Antonio Colavito, sposato, quattro figlie, due nipoti, da trent’anni fa il medico a Philadelphia. È nato a Campobasso, in Molise. È emigrato all’età di 11 anni. Negli Stati Uniti si è laureato in Scienze Biologiche e poi ha continuato a fare Medicina a Bologna, in Italia, prima di tornare ad esercitare a Philadelphia.

«Benché gli italiani risiedano qui, si interessano eccome all’Italia – ricorda Colavito –: molti hanno proprietà, case, genitori, parenti, amici. Parecchi hanno riacquisito la cittadinanza italiana. E con il voto agli italiani all’estero, ora si può partecipare alla vita politica. Io ho fatto parte del Comites. Sono stato anche presidente dell’Alleanza delle Associazioni Italo-Americane per coordinare le varie associazioni».

Quel che Colavito migliorerebbe dell’Italia è la nostra burocrazia: documenti, permessi, ecc. «Negli Stati Uniti – dice – tutto è molto più snello e veloce. In Italia, le procedure sono molto più lunghe, la burocrazia è lenta, c’è troppa modulistica. In America, se uno vuole aprire un’attività o avere una licenza, può farlo tranquillamente. In Italia, invece, tutto è più macchinoso e complicato».

Marino Giancroce – imprenditore, sposato, due figli che parlano italiano – è originario della provincia di Teramo, in Abruzzo. Arrivò negli Stati Uniti all’età di 13 anni. «Dopo due anni di università – ricorda – mi sono messo a lavorare in proprio nel campo della ristorazione». Per sei anni, Giancroce è stato presidente regionale dell’Associazione Abruzzesi: un sodalizio che esiste da quindici anni. «Ho sempre cercato di mantenere le nostre tradizioni – afferma – e di insegnare ai nostri bambini la lingua italiana in modo tale che quando vanno in Italia possono farsi capire mentre qui in America possono parlarla con i loro amici italiani. Nella zona di Chester vivono circa 10 mila tra italiani e italo-americani».

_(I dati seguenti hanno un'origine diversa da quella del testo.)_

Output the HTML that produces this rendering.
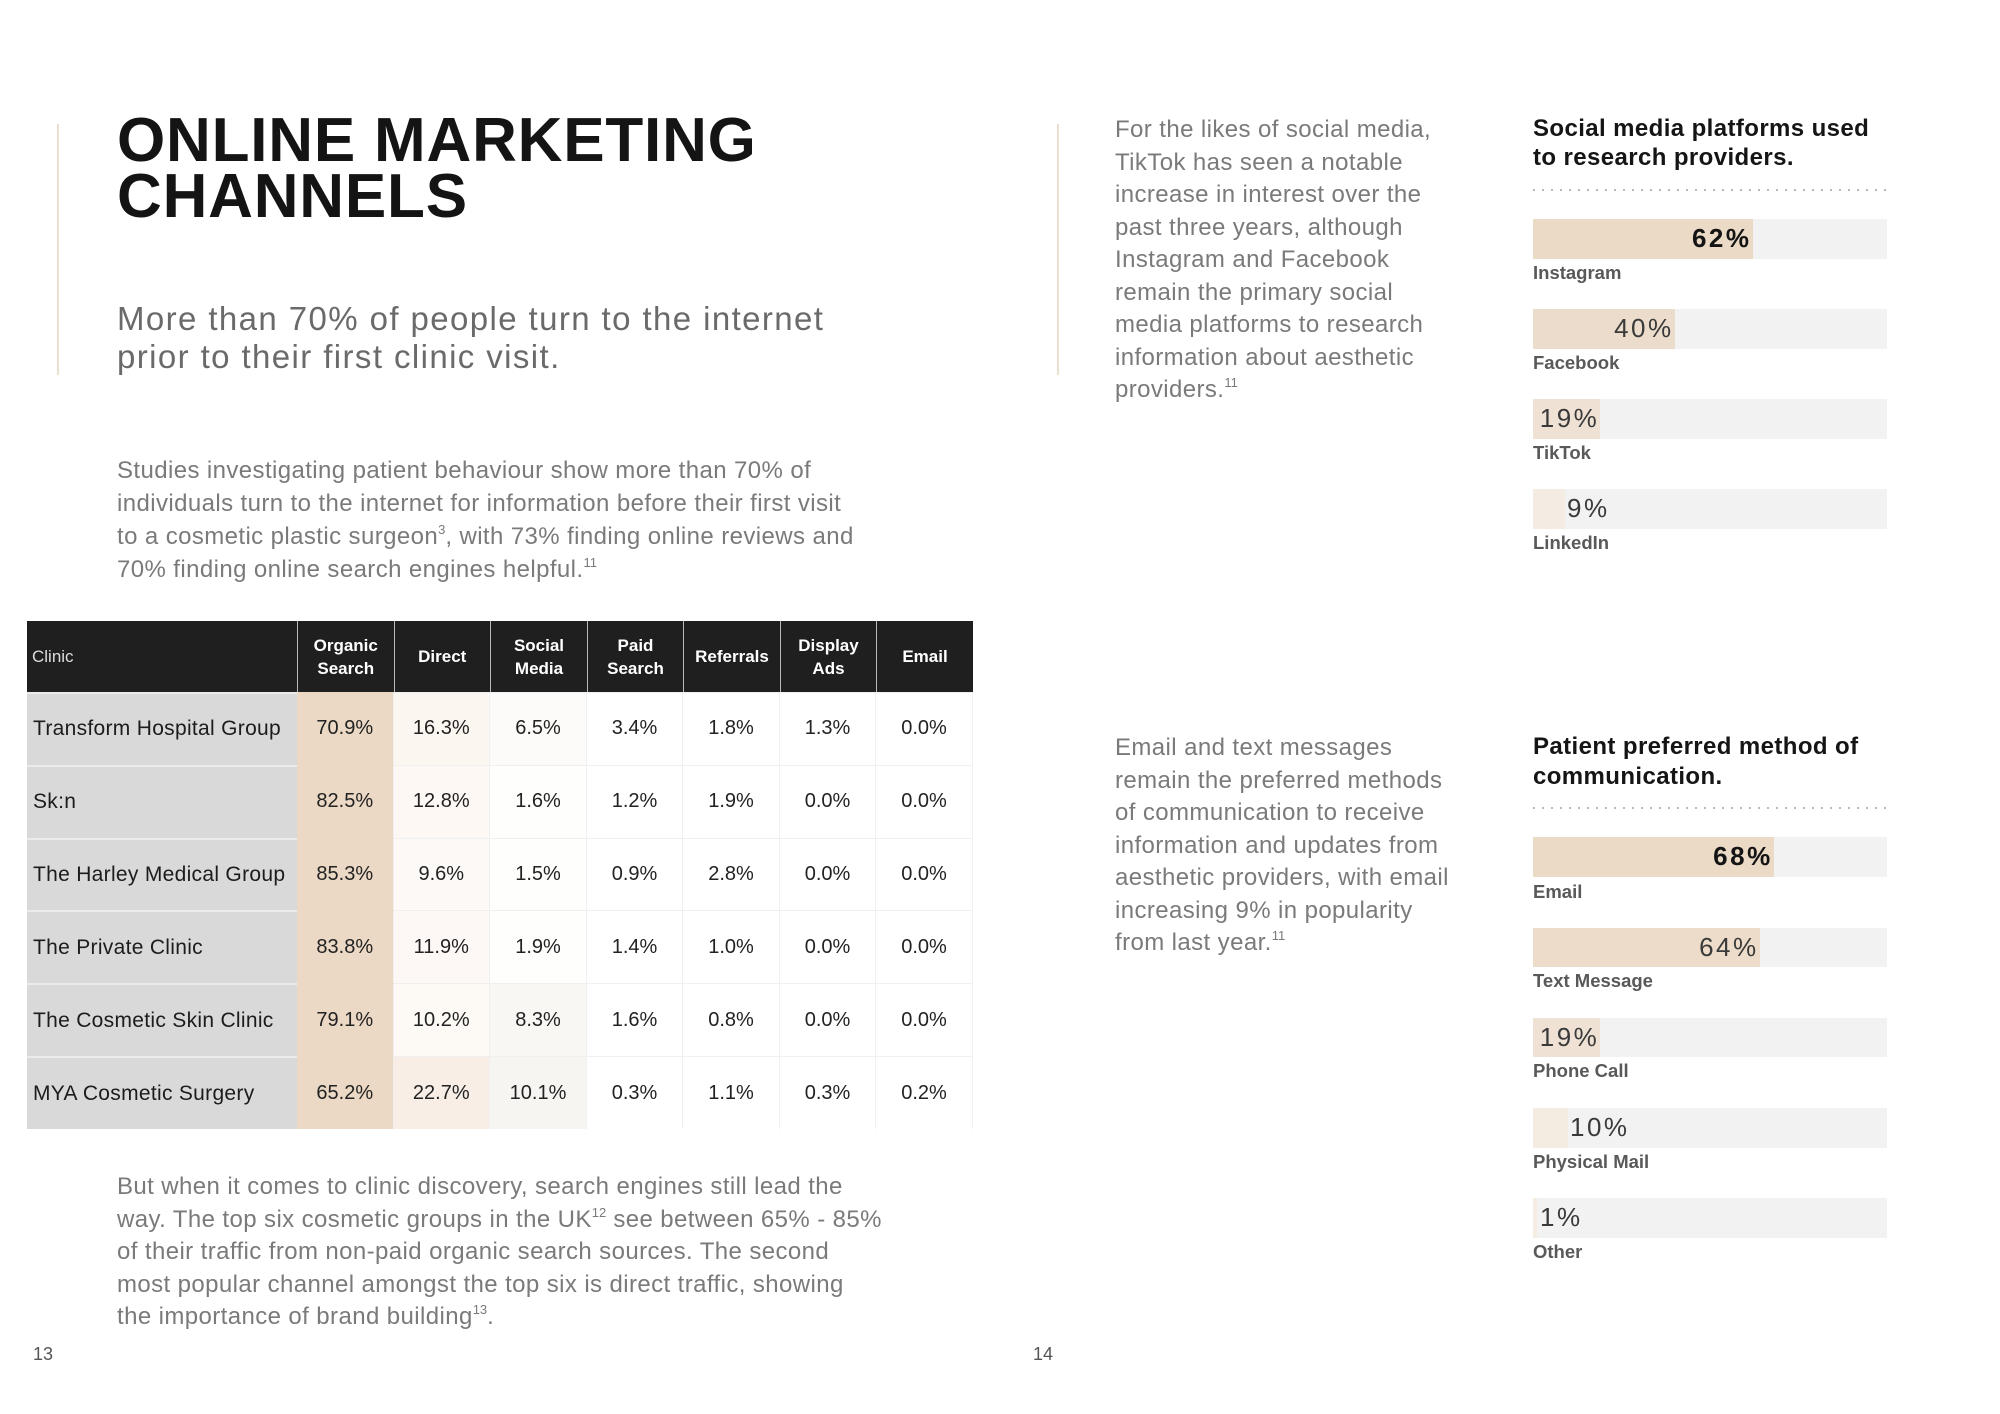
<!DOCTYPE html>
<html><head><meta charset="utf-8">
<style>
*{margin:0;padding:0;box-sizing:border-box}
html,body{width:2000px;height:1414px;background:#fff;overflow:hidden}
body{position:relative;font-family:"Liberation Sans",Arial,sans-serif}
.abs{position:absolute;white-space:nowrap}
.vline{position:absolute;width:2px;background:#eadfd0}
.title{left:117px;top:113px;font-size:62px;line-height:56px;font-weight:bold;color:#141414;letter-spacing:0.8px}
.sub{left:117px;top:300px;font-size:33px;line-height:38px;color:#6a6a6a;letter-spacing:1.4px}
.p{font-size:24px;line-height:32.5px;color:#7a7a7a;letter-spacing:0.4px}
sup{font-size:13px;line-height:0;vertical-align:10px;letter-spacing:0}
.pg{font-size:18px;line-height:20px;color:#555}
.grid{position:absolute;left:27px;top:621px;width:946px;display:grid;grid-template-columns:270px 96.5px 96.5px 97px 96px 97px 96px 97px;grid-template-rows:71px repeat(6,72.83px)}
.hc{background:#1f1f1f;color:#fff;font-weight:bold;font-size:17px;line-height:23px;text-align:center;display:flex;align-items:center;justify-content:center;border-left:1px solid #b9b9b9}
.hl{justify-content:flex-start;padding-left:5px;font-weight:normal;color:#dcdcdc;border-left:none}
.cl{background:#d9d9d9;border-top:2px solid #ebebeb;font-size:21px;color:#1c1c1c;padding-left:6px;display:flex;align-items:center;letter-spacing:0.3px;white-space:nowrap}
.d{font-size:20px;color:#222;display:flex;align-items:center;justify-content:center;border-top:1px solid #f0f0f0;border-right:1px solid #f0f0f0;background:#fff}
.o{background:#ebd9c5;border-top-color:#ebd9c5}
.ct{font-size:24px;line-height:29px;font-weight:bold;color:#151515;letter-spacing:0.4px}
.dots{position:absolute;left:1533px;width:354px;height:2px;background:repeating-linear-gradient(to right,#b8b8b8 0 2px,transparent 2px 9px)}
.track{position:absolute;left:1533px;width:354px;height:39.5px;background:#f2f2f2}
.fill{position:absolute;left:0;top:0;height:100%}
.pct{position:absolute;top:0;line-height:39.5px;font-size:26px;letter-spacing:2.5px;color:#3a3a3a;white-space:nowrap}
.pct.b{font-weight:bold;color:#141414}
.lab{position:absolute;left:1533px;font-size:18.5px;line-height:22px;font-weight:bold;color:#595959;white-space:nowrap}
</style></head>
<body>

<div class="vline" style="left:57px;top:124px;height:251px"></div>
<div class="vline" style="left:1057px;top:124px;height:251px"></div>

<div class="abs title">ONLINE MARKETING<br>CHANNELS</div>
<div class="abs sub">More than 70% of people turn to the internet<br>prior to their first clinic visit.</div>

<div class="abs p" style="left:117px;top:454px;line-height:33px">Studies investigating patient behaviour show more than 70% of<br>individuals turn to the internet for information before their first visit<br>to a cosmetic plastic surgeon<sup>3</sup>, with 73% finding online reviews and<br>70% finding online search engines helpful.<sup>11</sup></div>

<div class="grid">
<div class="hc hl">Clinic</div>
<div class="hc">Organic<br>Search</div>
<div class="hc">Direct</div>
<div class="hc">Social<br>Media</div>
<div class="hc">Paid<br>Search</div>
<div class="hc">Referrals</div>
<div class="hc">Display<br>Ads</div>
<div class="hc">Email</div>

<div class="cl">Transform Hospital Group</div>
<div class="d o">70.9%</div><div class="d" style="background:#fcf6f1">16.3%</div><div class="d" style="background:#fcfbf9">6.5%</div><div class="d">3.4%</div><div class="d">1.8%</div><div class="d">1.3%</div><div class="d">0.0%</div>

<div class="cl">Sk:n</div>
<div class="d o">82.5%</div><div class="d" style="background:#fdf8f4">12.8%</div><div class="d" style="background:#fefefd">1.6%</div><div class="d">1.2%</div><div class="d">1.9%</div><div class="d">0.0%</div><div class="d">0.0%</div>

<div class="cl">The Harley Medical Group</div>
<div class="d o">85.3%</div><div class="d" style="background:#fdf9f6">9.6%</div><div class="d" style="background:#fefefd">1.5%</div><div class="d">0.9%</div><div class="d">2.8%</div><div class="d">0.0%</div><div class="d">0.0%</div>

<div class="cl">The Private Clinic</div>
<div class="d o">83.8%</div><div class="d" style="background:#fdf8f5">11.9%</div><div class="d" style="background:#fefefd">1.9%</div><div class="d">1.4%</div><div class="d">1.0%</div><div class="d">0.0%</div><div class="d">0.0%</div>

<div class="cl">The Cosmetic Skin Clinic</div>
<div class="d o">79.1%</div><div class="d" style="background:#fdf9f5">10.2%</div><div class="d" style="background:#f9f7f4">8.3%</div><div class="d">1.6%</div><div class="d">0.8%</div><div class="d">0.0%</div><div class="d">0.0%</div>

<div class="cl">MYA Cosmetic Surgery</div>
<div class="d o">65.2%</div><div class="d" style="background:#f9eee5">22.7%</div><div class="d" style="background:#f7f5f2">10.1%</div><div class="d">0.3%</div><div class="d">1.1%</div><div class="d">0.3%</div><div class="d">0.2%</div>
</div>

<div class="abs p" style="left:117px;top:1171px">But when it comes to clinic discovery, search engines still lead the<br>way. The top six cosmetic groups in the UK<sup>12</sup> see between 65% - 85%<br>of their traffic from non-paid organic search sources. The second<br>most popular channel amongst the top six is direct traffic, showing<br>the importance of brand building<sup>13</sup>.</div>

<div class="abs pg" style="left:33px;top:1344px">13</div>
<div class="abs pg" style="left:1033px;top:1344px">14</div>

<!-- Right page -->
<div class="abs p" style="left:1115px;top:114px">For the likes of social media,<br>TikTok has seen a notable<br>increase in interest over the<br>past three years, although<br>Instagram and Facebook<br>remain the primary social<br>media platforms to research<br>information about aesthetic<br>providers.<sup>11</sup></div>

<div class="abs p" style="left:1115px;top:732px">Email and text messages<br>remain the preferred methods<br>of communication to receive<br>information and updates from<br>aesthetic providers, with email<br>increasing 9% in popularity<br>from last year.<sup>11</sup></div>

<!-- Chart 1 -->
<div class="abs ct" style="left:1533px;top:114px">Social media platforms used<br>to research providers.</div>
<div class="dots" style="top:189px"></div>

<div class="track" style="top:219px"><div class="fill" style="width:219.5px;background:#eadac6"></div><span class="pct b" style="right:135.5px">62%</span></div>
<div class="lab" style="top:262px">Instagram</div>

<div class="track" style="top:309px"><div class="fill" style="width:141.6px;background:#ecdccb"></div><span class="pct" style="right:213.4px">40%</span></div>
<div class="lab" style="top:352px">Facebook</div>

<div class="track" style="top:399px"><div class="fill" style="width:67.3px;background:#efe2d4"></div><span class="pct" style="right:287.7px">19%</span></div>
<div class="lab" style="top:442px">TikTok</div>

<div class="track" style="top:489px"><div class="fill" style="width:31.9px;background:#f4ebe2"></div><span class="pct" style="left:34px">9%</span></div>
<div class="lab" style="top:532px">LinkedIn</div>

<!-- Chart 2 -->
<div class="abs ct" style="left:1533px;top:732px;line-height:30px">Patient preferred method of<br>communication.</div>
<div class="dots" style="top:807px"></div>

<div class="track" style="top:837px"><div class="fill" style="width:240.7px;background:#eadac6"></div><span class="pct b" style="right:114.3px">68%</span></div>
<div class="lab" style="top:881px">Email</div>

<div class="track" style="top:927.5px"><div class="fill" style="width:226.6px;background:#ecdcc9"></div><span class="pct" style="right:128.4px">64%</span></div>
<div class="lab" style="top:970px">Text Message</div>

<div class="track" style="top:1017.5px"><div class="fill" style="width:67.3px;background:#efe2d4"></div><span class="pct" style="right:287.7px">19%</span></div>
<div class="lab" style="top:1060px">Phone Call</div>

<div class="track" style="top:1108px"><div class="fill" style="width:35.4px;background:#f4ebe1"></div><span class="pct" style="left:37px">10%</span></div>
<div class="lab" style="top:1151px">Physical Mail</div>

<div class="track" style="top:1198px"><div class="fill" style="width:3.5px;background:#f5ede4"></div><span class="pct" style="left:7px">1%</span></div>
<div class="lab" style="top:1241px">Other</div>

</body></html>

Per quanto concerne la frammentazione dell’associazionismo italiano, Giancroce sostiene che «sarebbe meglio avere un’unica organizzazione piuttosto che molti sodalizi di ogni paese o regione d’Italia. I nostri bisnonni e nonni quando vennero qui, si formarono subito il loro gruppo, e adesso è difficile cambiare le cose. Se si fossero messi subito insieme, tutti gli italiani sarebbero diventati molto più forti, e avrebbero molto più peso negli Stati Uniti dove si sta bene economicamente – conclude Giancroce – anche se, per il resto, si vive meglio in Italia».